Rergarding textbooks and Substitution, I am primarily using the three volumes of "Calculus":
1.5 | Substitution https://openstax.org/books/calculus-volume-2/pages/1-5-substitution
In selecting this text I based my decision on 1) the heavy contribution of Gilbert Strang -- 29 years at MIT -- and 2) the fact that it is an online pdf which can be broken down by chapter/section and loaded on my new iPad, thus allowing me to work in bed (or LazyBoy), and happily eliminating pencils and paper.
(restating in my words):
The general topic of "Integration By Substitution" can be divided into the forms
$u = h(x)$ and
$x=k(u)$.
The former case,
$u = h(x)$, applies a set of complete set of consistent, simultaneous substitutions to the integrand formula.
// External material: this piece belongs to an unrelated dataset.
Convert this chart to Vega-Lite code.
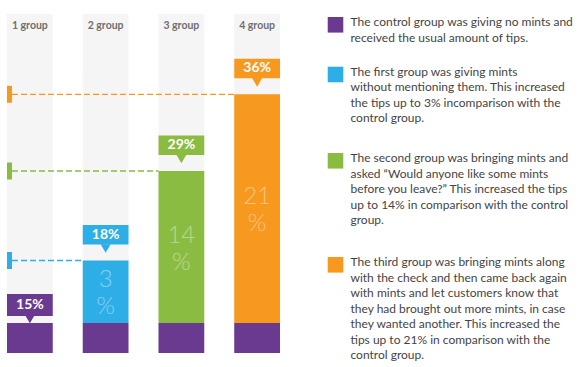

These substitutions can be variable renames and sub-expression regroupings in the formula parse tree which do not alter the output value of the formula or the independent variable,
$x\$. In this type of substitution, the elements comprising
$du$ must be present in the original integrand -- they are not added as part of the substitution, though conceivably they could be modified by the substitution.
The latter case,
$x=k(u)$, actually redefines the independent variable (
$x$), and after applying the complete, consistent set of substitutions to
$x$, the differential
$dx$ is recomputed based on the new definition of
$x$... and inserted in the integrand.
Re: the example from W|A, I think Step 2's verbiage could be improved by clarifying that the substitution,
$u = e^x$ applies only to the radical sub-expression, not the entire integrand. I would be curious to learn how Mathematica's code handles it.